┌────────

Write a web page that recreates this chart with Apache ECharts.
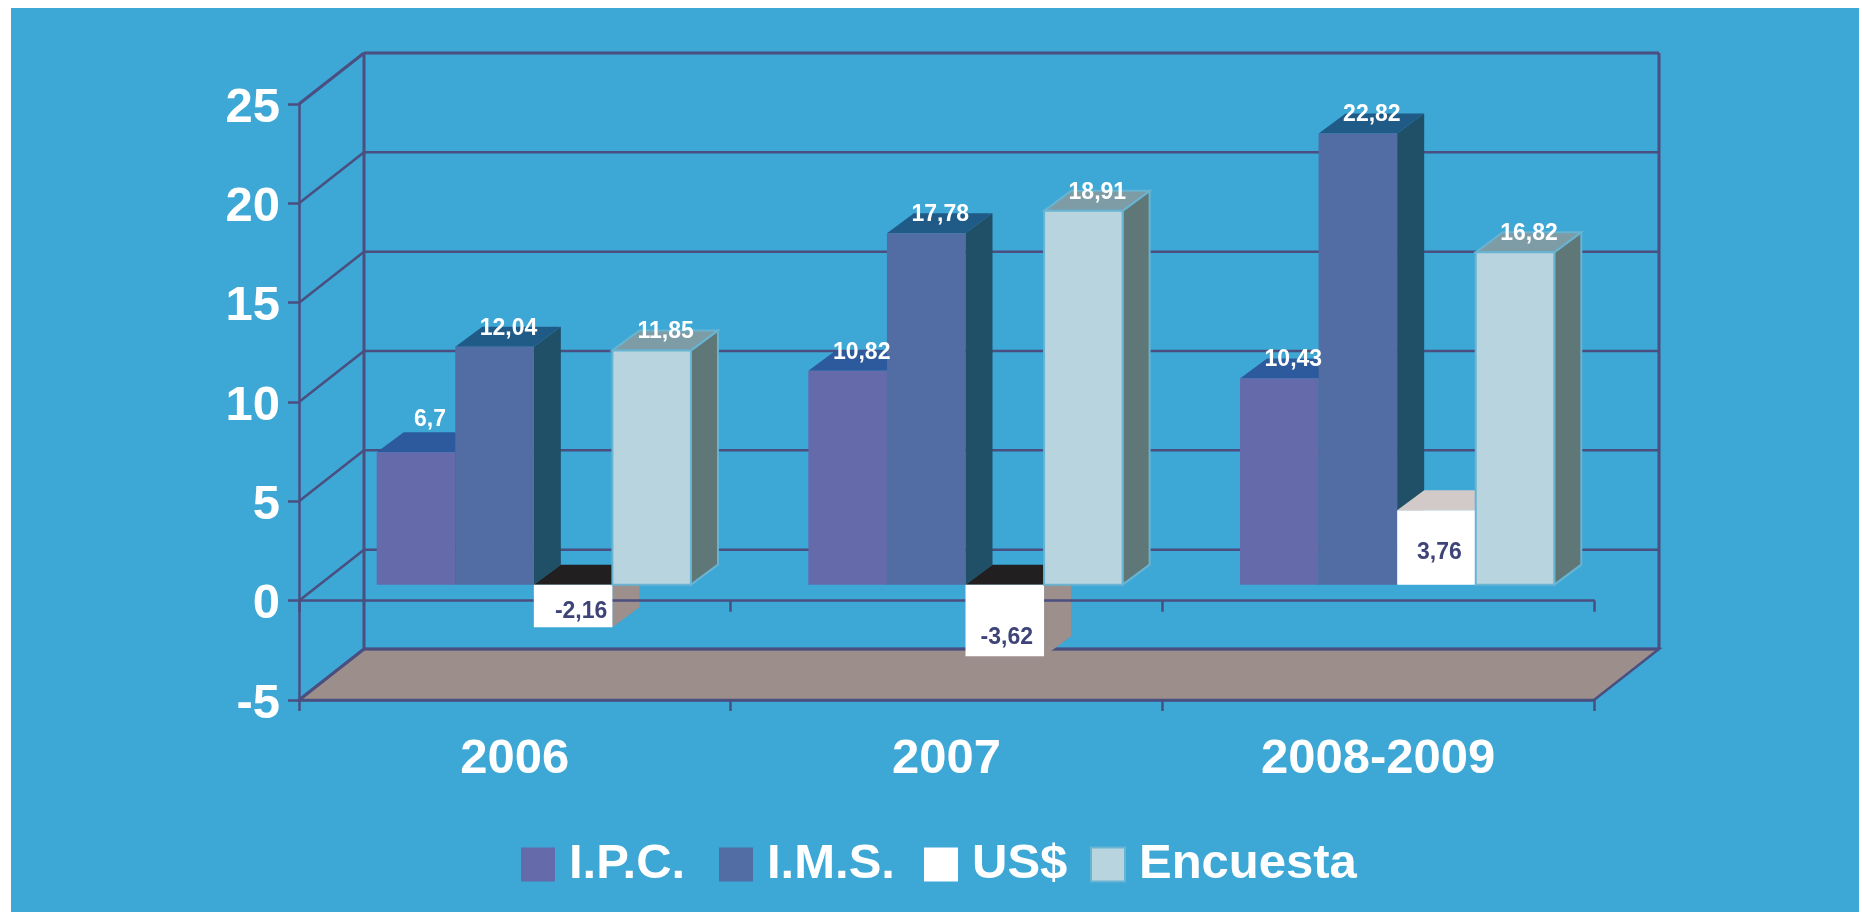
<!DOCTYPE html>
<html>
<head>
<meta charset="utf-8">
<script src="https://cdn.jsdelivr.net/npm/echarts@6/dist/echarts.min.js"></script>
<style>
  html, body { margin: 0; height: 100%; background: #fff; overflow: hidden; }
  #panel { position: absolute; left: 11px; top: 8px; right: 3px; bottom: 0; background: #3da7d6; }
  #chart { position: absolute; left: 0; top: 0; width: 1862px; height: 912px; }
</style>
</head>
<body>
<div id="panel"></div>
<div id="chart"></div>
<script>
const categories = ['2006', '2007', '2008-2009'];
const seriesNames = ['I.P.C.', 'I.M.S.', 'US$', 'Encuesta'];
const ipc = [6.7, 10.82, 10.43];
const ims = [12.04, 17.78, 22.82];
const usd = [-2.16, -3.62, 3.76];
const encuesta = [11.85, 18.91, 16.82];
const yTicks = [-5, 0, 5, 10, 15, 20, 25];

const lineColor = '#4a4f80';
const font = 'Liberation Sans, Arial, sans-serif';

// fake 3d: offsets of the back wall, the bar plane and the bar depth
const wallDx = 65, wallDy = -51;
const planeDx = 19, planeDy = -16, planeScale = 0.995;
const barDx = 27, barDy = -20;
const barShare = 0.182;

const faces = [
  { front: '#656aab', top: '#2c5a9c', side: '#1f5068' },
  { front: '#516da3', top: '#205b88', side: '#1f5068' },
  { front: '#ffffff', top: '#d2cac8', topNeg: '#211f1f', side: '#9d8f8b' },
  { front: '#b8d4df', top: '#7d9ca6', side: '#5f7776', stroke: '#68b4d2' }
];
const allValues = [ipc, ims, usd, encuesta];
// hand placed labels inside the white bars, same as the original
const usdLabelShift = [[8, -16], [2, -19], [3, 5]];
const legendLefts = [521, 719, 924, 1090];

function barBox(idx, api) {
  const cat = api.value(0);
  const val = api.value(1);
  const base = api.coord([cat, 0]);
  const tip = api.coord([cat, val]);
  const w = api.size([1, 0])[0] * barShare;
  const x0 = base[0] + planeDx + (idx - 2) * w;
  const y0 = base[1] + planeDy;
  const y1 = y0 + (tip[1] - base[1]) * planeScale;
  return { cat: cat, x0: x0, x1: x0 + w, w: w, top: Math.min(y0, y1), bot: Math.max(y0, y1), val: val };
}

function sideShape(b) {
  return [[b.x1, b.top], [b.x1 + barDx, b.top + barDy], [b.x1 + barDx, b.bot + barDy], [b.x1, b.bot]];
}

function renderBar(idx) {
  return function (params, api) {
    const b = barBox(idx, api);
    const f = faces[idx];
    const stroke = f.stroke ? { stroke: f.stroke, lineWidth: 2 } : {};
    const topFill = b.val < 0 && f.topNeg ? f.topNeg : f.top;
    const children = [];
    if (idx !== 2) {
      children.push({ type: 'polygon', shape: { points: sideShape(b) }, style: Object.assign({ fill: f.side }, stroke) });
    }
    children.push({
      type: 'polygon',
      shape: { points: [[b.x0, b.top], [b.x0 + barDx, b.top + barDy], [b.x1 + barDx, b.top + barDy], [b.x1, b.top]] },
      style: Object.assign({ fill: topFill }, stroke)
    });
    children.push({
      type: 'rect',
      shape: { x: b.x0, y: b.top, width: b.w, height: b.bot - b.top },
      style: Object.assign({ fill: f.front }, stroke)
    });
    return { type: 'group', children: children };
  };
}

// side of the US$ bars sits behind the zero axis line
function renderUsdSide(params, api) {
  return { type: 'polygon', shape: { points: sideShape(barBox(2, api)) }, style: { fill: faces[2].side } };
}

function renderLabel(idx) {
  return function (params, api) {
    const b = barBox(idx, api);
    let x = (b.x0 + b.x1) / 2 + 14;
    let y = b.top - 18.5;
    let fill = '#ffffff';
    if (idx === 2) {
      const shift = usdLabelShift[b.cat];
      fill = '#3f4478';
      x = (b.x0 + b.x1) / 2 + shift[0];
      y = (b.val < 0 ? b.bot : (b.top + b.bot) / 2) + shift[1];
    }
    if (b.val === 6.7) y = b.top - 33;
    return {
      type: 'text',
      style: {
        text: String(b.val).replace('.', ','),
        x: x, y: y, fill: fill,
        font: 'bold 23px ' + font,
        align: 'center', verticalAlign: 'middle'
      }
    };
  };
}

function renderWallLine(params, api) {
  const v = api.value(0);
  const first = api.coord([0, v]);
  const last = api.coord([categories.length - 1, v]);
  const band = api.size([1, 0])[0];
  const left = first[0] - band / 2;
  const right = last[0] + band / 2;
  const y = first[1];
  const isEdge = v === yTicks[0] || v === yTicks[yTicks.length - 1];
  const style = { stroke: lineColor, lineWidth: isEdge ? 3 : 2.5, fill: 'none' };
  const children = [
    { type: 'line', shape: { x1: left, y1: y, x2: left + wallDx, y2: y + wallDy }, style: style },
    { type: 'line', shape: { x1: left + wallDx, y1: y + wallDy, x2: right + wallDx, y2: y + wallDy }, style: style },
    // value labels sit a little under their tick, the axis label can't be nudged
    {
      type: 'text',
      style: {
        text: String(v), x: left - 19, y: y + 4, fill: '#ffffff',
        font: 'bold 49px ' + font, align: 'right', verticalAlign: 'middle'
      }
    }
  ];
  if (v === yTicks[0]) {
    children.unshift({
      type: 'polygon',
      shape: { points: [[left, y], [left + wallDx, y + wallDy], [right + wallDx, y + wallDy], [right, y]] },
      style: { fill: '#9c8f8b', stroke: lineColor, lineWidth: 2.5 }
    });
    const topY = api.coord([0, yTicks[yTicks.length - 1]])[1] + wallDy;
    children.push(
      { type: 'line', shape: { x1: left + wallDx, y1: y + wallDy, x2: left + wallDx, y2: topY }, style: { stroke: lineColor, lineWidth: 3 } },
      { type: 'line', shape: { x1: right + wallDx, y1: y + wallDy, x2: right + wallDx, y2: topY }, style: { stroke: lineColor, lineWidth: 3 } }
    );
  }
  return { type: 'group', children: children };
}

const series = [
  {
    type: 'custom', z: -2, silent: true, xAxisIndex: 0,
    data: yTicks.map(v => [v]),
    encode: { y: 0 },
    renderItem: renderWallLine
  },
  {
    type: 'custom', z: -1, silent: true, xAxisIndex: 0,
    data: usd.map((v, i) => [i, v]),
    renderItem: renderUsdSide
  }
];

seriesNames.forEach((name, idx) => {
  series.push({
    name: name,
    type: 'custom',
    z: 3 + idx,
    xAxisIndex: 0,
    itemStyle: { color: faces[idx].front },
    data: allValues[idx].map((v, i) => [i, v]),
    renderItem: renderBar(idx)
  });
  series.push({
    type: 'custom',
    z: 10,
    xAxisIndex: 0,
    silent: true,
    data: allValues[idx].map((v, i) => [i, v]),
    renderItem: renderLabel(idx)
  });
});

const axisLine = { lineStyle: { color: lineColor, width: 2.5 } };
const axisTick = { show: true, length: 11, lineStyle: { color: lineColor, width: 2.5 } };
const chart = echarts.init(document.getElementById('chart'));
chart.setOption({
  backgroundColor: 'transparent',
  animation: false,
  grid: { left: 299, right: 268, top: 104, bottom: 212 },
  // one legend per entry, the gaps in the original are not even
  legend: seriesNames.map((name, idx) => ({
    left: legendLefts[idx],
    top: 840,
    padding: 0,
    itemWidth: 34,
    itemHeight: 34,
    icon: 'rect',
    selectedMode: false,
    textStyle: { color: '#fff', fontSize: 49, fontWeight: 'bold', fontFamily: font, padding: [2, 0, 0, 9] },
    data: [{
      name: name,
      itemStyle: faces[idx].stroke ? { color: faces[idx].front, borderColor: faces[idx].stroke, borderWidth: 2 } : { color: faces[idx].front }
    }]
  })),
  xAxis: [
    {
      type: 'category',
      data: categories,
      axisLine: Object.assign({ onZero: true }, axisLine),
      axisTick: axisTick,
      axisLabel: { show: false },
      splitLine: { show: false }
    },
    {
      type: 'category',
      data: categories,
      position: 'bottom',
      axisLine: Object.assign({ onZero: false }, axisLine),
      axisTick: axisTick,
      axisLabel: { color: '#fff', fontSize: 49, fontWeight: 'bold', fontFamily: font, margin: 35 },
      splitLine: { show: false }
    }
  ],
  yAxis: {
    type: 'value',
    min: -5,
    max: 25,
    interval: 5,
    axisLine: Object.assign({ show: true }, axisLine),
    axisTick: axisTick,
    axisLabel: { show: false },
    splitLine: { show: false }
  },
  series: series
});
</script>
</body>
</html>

└────────

Give again, word for word, every line from the top of the data through the line with "const barShare = 0.182;", both ends included, and exclude the pictures.

Write a web page that recreates this chart with Apache ECharts.
<!DOCTYPE html>
<html>
<head>
<meta charset="utf-8">
<script src="https://cdn.jsdelivr.net/npm/echarts@6/dist/echarts.min.js"></script>
<style>
  html, body { margin: 0; height: 100%; background: #fff; overflow: hidden; }
  #panel { position: absolute; left: 11px; top: 8px; right: 3px; bottom: 0; background: #3da7d6; }
  #chart { position: absolute; left: 0; top: 0; width: 1862px; height: 912px; }
</style>
</head>
<body>
<div id="panel"></div>
<div id="chart"></div>
<script>
const categories = ['2006', '2007', '2008-2009'];
const seriesNames = ['I.P.C.', 'I.M.S.', 'US$', 'Encuesta'];
const ipc = [6.7, 10.82, 10.43];
const ims = [12.04, 17.78, 22.82];
const usd = [-2.16, -3.62, 3.76];
const encuesta = [11.85, 18.91, 16.82];
const yTicks = [-5, 0, 5, 10, 15, 20, 25];

const lineColor = '#4a4f80';
const font = 'Liberation Sans, Arial, sans-serif';

// fake 3d: offsets of the back wall, the bar plane and the bar depth
const wallDx = 65, wallDy = -51;
const planeDx = 19, planeDy = -16, planeScale = 0.995;
const barDx = 27, barDy = -20;
const barShare = 0.182;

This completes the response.